Saturday 14 December 2019

Cheltenham: By failing to prepare, you prepare to fail... and beware afternoon pints

Wayne Bailey

Wayne Bailey

I'M sure most readers are familiar with the Benjamin Franklin phrase "by failing to prepare, you are preparing to fail". It might be a hackneyed quote, but those words definitely ring true during a four-day marathon like Cheltenham.

At this stage, I already have a fair idea of which horses I'll be backing in the big races so the first thing I do before the festival starts is figure out how much I'm going to spend each day.

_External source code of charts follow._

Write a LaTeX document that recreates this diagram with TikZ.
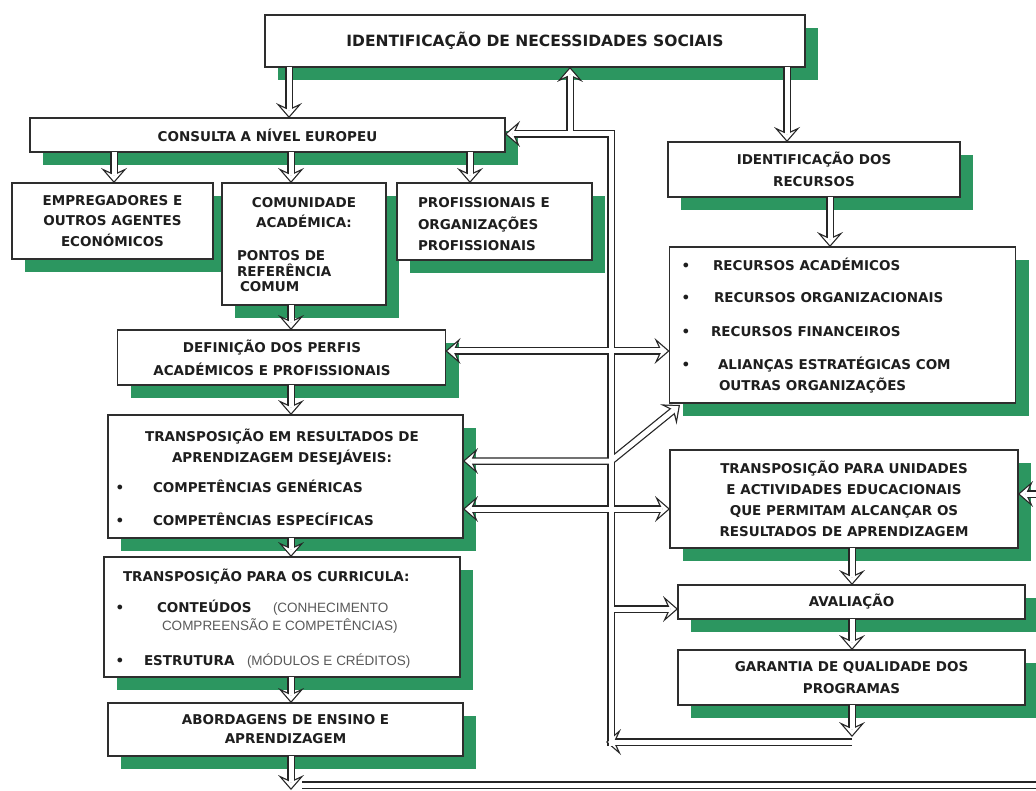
\documentclass[tikz,border=0pt]{standalone}
\usepackage{fontspec}
\setmainfont{DejaVu Sans}
\newfontfamily\thinfont{Liberation Sans}
\usetikzlibrary{arrows.meta,shadows}
\definecolor{shgreen}{RGB}{44,150,96}
\definecolor{ink}{RGB}{30,30,30}
\newcommand\diagfont{\fontsize{13.5}{21}\selectfont\bfseries}
\newcommand\diagsp[1]{\fontsize{13.5}{#1}\selectfont\bfseries}

% all hollow double-line connectors; drawn twice (outline pass, then white pass)
\newcommand\wiring{%
  \draw[->] (nec.south -| gA) -- (cons.north -| gA);
  \draw[->] (nec.south -| gB) -- (idrec.north -| gB);
  \draw[->] (cons.south -| gC) -- (emp.north -| gC);
  \draw[->] (cons.south -| gD) -- (com.north -| gD);
  \draw[->] (cons.south -| gE) -- (prof.north -| gE);
  \draw[->] (idrec.south -| gF) -- (reclist.north -| gF);
  \draw[->] (com.south -| gD) -- (def.north -| gD);
  \draw[->] (def.south -| gD) -- (tres.north -| gD);
  \draw[->] (tres.south -| gD) -- (curr.north -| gD);
  \draw[->] (curr.south -| gD) -- (abord.north -| gD);
  \draw[->] (abord.south -| gD) -- (gD |- hTip);
  \draw[->] (botStart) -- (botCorner) -- (botCorner |- hRight) -- (tuni.east |- hRight);
  \draw[->] (tuni.south -| gG) -- (aval.north -| gG);
  \draw[->] (aval.south -| gG) -- (gar.north -| gG);
  \draw[->] (gar.south -| gG) -- (gG |- hGarTip);
  \draw[->] (gG |- hBack) -- (gBusL |- hBack);
  \draw[->] (gBus |- hBusEnd) -- (gBus |- hTop) -- (cons.east |- hTop);
  \draw[->] (gUp |- hTop) -- (nec.south -| gUp);
  \draw[<->] (def.east |- hDef) -- (reclist.west |- hDef);
  \draw[<->] (tres.east |- hTres) -- (gBus |- hTres) -- (rtip);
  \draw[<->] (tres.east |- hTuni) -- (tuni.west |- hTuni);
  \draw[->] (gBus |- hAval) -- (aval.west |- hAval);
}

\begin{document}
\begin{tikzpicture}[x=1pt,y=-1pt,
  box/.style={draw=black!82, line width=1.4pt, fill=white, inner sep=0pt, outer sep=0pt,
    font=\diagfont, text=ink, align=center,
    drop shadow={shadow xshift=13pt, shadow yshift=-13pt, fill=shgreen, opacity=1}},
  tx/.style={font=\diagfont, text=ink, inner sep=0pt, outer sep=0pt},
  tx1/.style={tx, text height=9.8pt, text depth=0pt},
  thintx/.style={tx1, font={\thinfont\fontsize{13.5}{17}\selectfont}, text=black!65},
  wout/.style={color=black!85, line width=7.5pt, line join=miter, line cap=butt,
    >={Stealth[length=15pt,width=26pt,inset=6pt,line width=0pt]}},
  win/.style={color=white, line width=5pt, line join=miter, line cap=butt,
    >={Stealth[length=9.5pt,width=16.5pt,inset=3.8pt,sep=1.9pt,line width=0pt]}},
]
\useasboundingbox[fill=white] (0,0) rectangle (1036,791);
\clip (0,0) rectangle (1036,791);

% guide coordinates for the connectors
\coordinate (gA) at (289,0);
\coordinate (gB) at (787,0);
\coordinate (gC) at (114,0);
\coordinate (gD) at (291,0);
\coordinate (gE) at (470,0);
\coordinate (gF) at (830,0);
\coordinate (gG) at (852,0);
\coordinate (gBus) at (611,0);
\coordinate (gBusL) at (606,0);
\coordinate (gUp) at (570,0);
\coordinate (hTop) at (0,134);
\coordinate (hDef) at (0,351);
\coordinate (hTres) at (0,461);
\coordinate (hTuni) at (0,509);
\coordinate (hAval) at (0,609);
\coordinate (hBack) at (0,742);
\coordinate (hGarTip) at (0,737);
\coordinate (hBusEnd) at (0,746);
\coordinate (hTip) at (0,790);
\coordinate (hRight) at (0,494);
\coordinate (botStart) at (302,785);
\coordinate (botCorner) at (1060,785);
\coordinate (rtip) at (680,405);

% boxes
\node[box, minimum width=540pt, minimum height=52pt, font={\fontsize{15.5}{18}\selectfont\bfseries}] (nec) at (535,41) {IDENTIFICAÇÃO DE NECESSIDADES SOCIAIS};
\node[box, minimum width=475pt, minimum height=34pt] (cons) at (267.5,135) {CONSULTA A NÍVEL EUROPEU};
\node[box, minimum width=201pt, minimum height=76pt, font=\diagsp{20.5}] (emp) at (112.5,221) {EMPREGADORES E\\OUTROS AGENTES\\ECONÓMICOS};
\node[box, minimum width=164pt, minimum height=122pt] (com) at (304,244) {};
\node[box, minimum width=195pt, minimum height=77pt] (prof) at (494.5,221.5) {};
\node[box, minimum width=292pt, minimum height=55pt, font=\diagsp{22}] (idrec) at (814,169.5) {IDENTIFICAÇÃO DOS\\RECURSOS};
\node[box, minimum width=346pt, minimum height=156pt] (reclist) at (842.5,325) {};
\node[box, minimum width=328pt, minimum height=55pt] (def) at (281.5,357.5) {};
\node[box, minimum width=355pt, minimum height=123pt] (tres) at (285.5,476.5) {};
\node[box, minimum width=348pt, minimum height=98pt] (tuni) at (844,499) {TRANSPOSIÇÃO PARA UNIDADES\\E ACTIVIDADES EDUCACIONAIS\\QUE PERMITAM ALCANÇAR OS\\RESULTADOS DE APRENDIZAGEM};
\node[box, minimum width=347pt, minimum height=34pt] (aval) at (851.5,602) {AVALIAÇÃO};
\node[box, minimum width=347pt, minimum height=55pt, font=\diagsp{22}] (gar) at (851.5,677.5) {GARANTIA DE QUALIDADE DOS\\PROGRAMAS};
\node[box, minimum width=356pt, minimum height=120pt] (curr) at (282,617) {};
\node[box, minimum width=355pt, minimum height=53pt, font=\diagsp{19}] (abord) at (285.5,729.5) {ABORDAGENS DE ENSINO E\\APRENDIZAGEM};

% texts placed inside the plain boxes
\node[tx, align=center, font=\diagsp{19.5}] (comA) at (304,212.5) {COMUNIDADE\\ACADÉMICA:};
\node[tx, align=left, anchor=west, font=\diagsp{15.5}] (comB) at (237,271.5) {PONTOS DE\\REFERÊNCIA\\\hspace*{3pt}COMUM};
\node[tx, align=left, anchor=west, font=\diagsp{21.5}] (profT) at (418,224.5) {PROFISSIONAIS E\\ORGANIZAÇÕES\\PROFISSIONAIS};

\node[tx1] (rb1) at (686,266) {•};
\node[tx1, anchor=west] (ri1) at (713,266) {RECURSOS ACADÉMICOS};
\node[tx1] (rb2) at (686,298) {•};
\node[tx1, anchor=west] (ri2) at (714,298) {RECURSOS ORGANIZACIONAIS};
\node[tx1] (rb3) at (686,332) {•};
\node[tx1, anchor=west] (ri3) at (711,332) {RECURSOS FINANCEIROS};
\node[tx1] (rb4) at (686,365) {•};
\node[tx, align=left, anchor=west, font=\diagsp{21}] (ri4) at (718,375.5) {ALIANÇAS ESTRATÉGICAS COM\\\hspace*{1pt}OUTRAS ORGANIZAÇÕES};

\node[tx, align=center, font=\diagsp{23}] (defT) at (272,357.5) {DEFINIÇÃO DOS PERFIS\\ACADÉMICOS E PROFISSIONAIS};

\node[tx, align=center, font=\diagsp{21}] (tresT) at (282,447) {TRANSPOSIÇÃO EM RESULTADOS DE\\APRENDIZAGEM DESEJÁVEIS:};
\node[tx1] (tb1) at (120,488) {•};
\node[tx1, anchor=west] (ti1) at (153,488) {COMPETÊNCIAS GENÉRICAS};
\node[tx1] (tb2) at (120,521) {•};
\node[tx1, anchor=west] (ti2) at (153,521) {COMPETÊNCIAS ESPECÍFICAS};

\node[tx1, anchor=west] (cuH) at (123,577) {TRANSPOSIÇÃO PARA OS CURRICULA:};
\node[tx1] (cb1) at (120,608) {•};
\node[tx1, anchor=west] (cu1) at (157,608) {CONTEÚDOS};
\node[thintx, anchor=west] (cu1a) at (273,608) {(CONHECIMENTO};
\node[thintx, anchor=west] (cu1b) at (162,626) {COMPREENSÃO E COMPETÊNCIAS)};
\node[tx1] (cb2) at (120,661) {•};
\node[tx1, anchor=west] (cu2) at (144,661) {ESTRUTURA};
\node[thintx, anchor=west] (cu2a) at (247,661) {(MÓDULOS E CRÉDITOS)};

% connectors: dark outline first, then white interior
\begin{scope}[wout]\wiring\end{scope}
\begin{scope}[win]\wiring\end{scope}
\end{tikzpicture}
\end{document}
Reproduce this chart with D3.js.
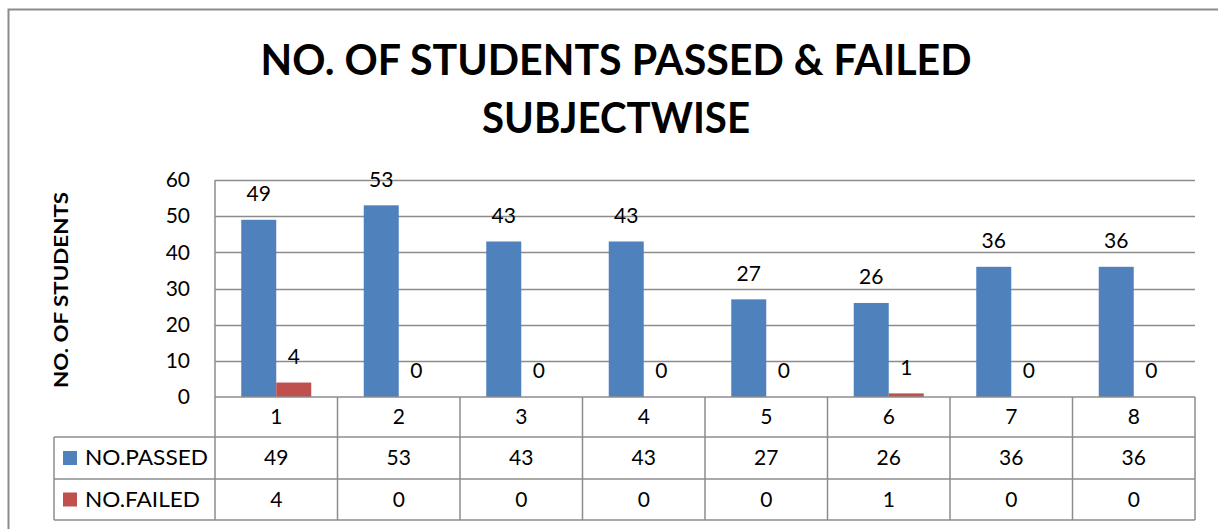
<!DOCTYPE html>
<html>
<head>
  <meta charset="utf-8">
  <style>
    body { margin: 0; background: #fff; }
    svg text { font-family: Lato, "Open Sans", "DejaVu Sans", sans-serif; fill: #000; }
  </style>
</head>
<body>
  <svg width="1218" height="529"></svg>
<script src="https://cdn.jsdelivr.net/npm/d3@7/dist/d3.min.js"></script>
<script>

var subjects = ["1", "2", "3", "4", "5", "6", "7", "8"];
var seriesNames = ["NO.PASSED", "NO.FAILED"];
var passed = [49, 53, 43, 43, 27, 26, 36, 36];
var failed = [4, 0, 0, 0, 0, 1, 0, 0];
var yTicks = [0, 10, 20, 30, 40, 50, 60];
var colors = ["#4F81BD", "#C0504D"];

var svg = d3.select("svg");

var plotLeft = 215, plotRight = 1195, plotTop = 180, plotBottom = 397;
var rowH = [40, 42, 41];   // header, passed, failed
var tableLeft = 54;
var fs = 21;

// outer chart border
svg.append("rect")
    .attr("x", 8.5).attr("y", 9.5)
    .attr("width", 1240).attr("height", 560)
    .attr("fill", "#fff").attr("stroke", "#8c8c8c").attr("stroke-width", 2);

// title
var title = svg.append("g").attr("font-weight", "bold").attr("font-size", 42);
title.append("text").attr("x", 616).attr("y", 75).attr("text-anchor", "middle")
    .attr("textLength", 711).attr("lengthAdjust", "spacingAndGlyphs")
    .text("NO. OF STUDENTS PASSED & FAILED");
title.append("text").attr("x", 616).attr("y", 133).attr("text-anchor", "middle")
    .attr("textLength", 268).attr("lengthAdjust", "spacingAndGlyphs")
    .text("SUBJECTWISE");

var x = d3.scaleBand().domain(subjects).range([plotLeft, plotRight]);
// two bars per subject, gap width 150%
var xs = d3.scaleBand().domain(seriesNames).range([0, x.bandwidth()]).paddingOuter(0.75);
var y = d3.scaleLinear().domain([0, 60]).range([plotBottom, plotTop]);

// gridlines
svg.append("g").selectAll("line")
  .data(yTicks.filter(function(d) { return d > 0; }))
  .enter().append("line")
    .attr("x1", plotLeft).attr("x2", plotRight)
    .attr("y1", function(d) { return Math.round(y(d)) + 0.5; })
    .attr("y2", function(d) { return Math.round(y(d)) + 0.5; })
    .attr("stroke", "#8c8c8c").attr("stroke-width", 1.5);

// y axis labels
var yAxis = d3.axisLeft(y).tickValues(yTicks).tickSize(0).tickPadding(25);
var ya = svg.append("g").attr("transform", "translate(" + plotLeft + ",0)").call(yAxis);
ya.select(".domain").remove();
ya.selectAll("text").attr("font-size", fs).style("font-family", "Lato, sans-serif").attr("fill", "#000");

// y axis title
svg.append("text")
    .attr("transform", "translate(68,290) rotate(-90)")
    .attr("text-anchor", "middle")
    .attr("font-size", 19).attr("font-weight", "bold")
    .attr("textLength", 196).attr("lengthAdjust", "spacingAndGlyphs")
    .text("NO. OF STUDENTS");

// bars
var data = subjects.map(function(s, i) {
  return { subject: s, values: [passed[i], failed[i]] };
});

var groups = svg.append("g").selectAll("g")
  .data(data)
  .enter().append("g")
    .attr("transform", function(d) { return "translate(" + x(d.subject) + ",0)"; });

groups.selectAll("rect")
  .data(function(d) { return d.values.map(function(v, j) { return { name: seriesNames[j], value: v, j: j }; }); })
  .enter().append("rect")
    .attr("x", function(d) { return xs(d.name); })
    .attr("width", xs.bandwidth())
    .attr("y", function(d) { return y(d.value); })
    .attr("height", function(d) { return plotBottom - y(d.value); })
    .attr("fill", function(d) { return colors[d.j]; });

groups.selectAll("text")
  .data(function(d) { return d.values.map(function(v, j) { return { name: seriesNames[j], value: v }; }); })
  .enter().append("text")
    .attr("x", function(d) { return xs(d.name) + xs.bandwidth() / 2; })
    .attr("y", function(d) { return y(d.value) - 26; })
    .attr("dy", "0.35em")
    .attr("text-anchor", "middle")
    .attr("font-size", fs)
    .text(function(d) { return d.value; });

// axis line and data table
var lines = svg.append("g").attr("stroke", "#8c8c8c").attr("stroke-width", 1.5);
var y0 = plotBottom, y1 = y0 + rowH[0], y2 = y1 + rowH[1], y3 = y2 + rowH[2];

lines.append("line").attr("x1", plotLeft).attr("x2", plotLeft).attr("y1", plotTop).attr("y2", y3);
lines.append("line").attr("x1", plotLeft).attr("x2", plotRight).attr("y1", y0).attr("y2", y0);
lines.append("line").attr("x1", tableLeft).attr("x2", plotRight).attr("y1", y1).attr("y2", y1);
lines.append("line").attr("x1", tableLeft).attr("x2", plotRight).attr("y1", y2).attr("y2", y2);
lines.append("line").attr("x1", tableLeft).attr("x2", plotRight).attr("y1", y3).attr("y2", y3);
lines.append("line").attr("x1", tableLeft).attr("x2", tableLeft).attr("y1", y1).attr("y2", y3);
lines.selectAll(".sep")
  .data(subjects)
  .enter().append("line").attr("class", "sep")
    .attr("x1", function(d) { return x(d) + x.bandwidth(); })
    .attr("x2", function(d) { return x(d) + x.bandwidth(); })
    .attr("y1", y0).attr("y2", y3);

var table = svg.append("g").attr("font-size", fs).attr("text-anchor", "middle");
table.selectAll(".cat")
  .data(subjects)
  .enter().append("text").attr("class", "cat")
    .attr("x", function(d) { return x(d) + x.bandwidth() / 2; })
    .attr("y", (y0 + y1) / 2).attr("dy", "0.35em")
    .text(function(d) { return d; });

[passed, failed].forEach(function(vals, j) {
  var cy = j === 0 ? (y1 + y2) / 2 : (y2 + y3) / 2;
  table.selectAll(".v" + j)
    .data(vals)
    .enter().append("text").attr("class", "v" + j)
      .attr("x", function(d, i) { return x(subjects[i]) + x.bandwidth() / 2; })
      .attr("y", cy).attr("dy", "0.35em")
      .text(function(d) { return d; });
  svg.append("rect")
      .attr("x", 63).attr("y", cy - 7).attr("width", 14).attr("height", 14)
      .attr("fill", colors[j]);
  svg.append("text")
      .attr("x", 85).attr("y", cy).attr("dy", "0.35em")
      .attr("font-size", fs)
      .attr("textLength", j === 0 ? 123 : 115).attr("lengthAdjust", "spacingAndGlyphs")
      .text(seriesNames[j]);
});

</script>
</body>
</html>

For instance, my banker is Dunguib. I've nailed my colours to the mast in relation to this fellow for a long time and I'm not taking them down now. People worry about his jumping at Leopardstown but I reckon he looked bored that day and his mind wasn't fully on the job. If that is true, a fast competitive pace at Cheltenham will actually help, rather than hinder, his jumping.

When it comes to planning, some people like to split their betting pot into four to cover each day of the festival, while others will have the majority of their bets on a single day. But win or lose, you must stick to your plan no matter how tempted you may be to 'borrow' tomorrow's money following a few losing races.

One of the few advantages we have over bookmakers is that they have to play in every race; we don't.

There is no possible way you could have an edge over the layers every time, and it's best to concentrate on the races that interest you most. It might seem like fun to throw a tenner on each time; but that would cost €260 for the four days and it would probably make more sense to have five bets of €50 on horses you really fancy instead, even if they are short prices.

If you like to have a pint while watching the racing, do your bets in the morning and stay away from the bookies; otherwise that staking plan you had at the start will be as useful as a chocolate fireguard.

Shop around for the best prices too as getting 100/30 about a 3/1 shot is what makes all the difference in the long term. Being disciplined is tough, but believe me, if you've beaten the books over the four days you'll have a great sense of satisfaction on Friday evening. There's simply no feeling like it.

Of course, in these days of exchanges, many punters like to lay a horse -- ie take on a horse they think that is going to get beaten because it is poor value.

I just can't take 5/6 about Master Minded in the Champion Chase. Is he the best horse in the race? Yes. Is he the most likely winner? Yes. Does he have a 55pc chance of winning as those odds suggest? No.

He suffered a cracked rib when beaten in November's Connaught Chase and he blundered through the last at Newbury; yet his many fans seem happy to sweep this under the carpet. Of the four odds-on horses, he's the one I'm most keen to take on.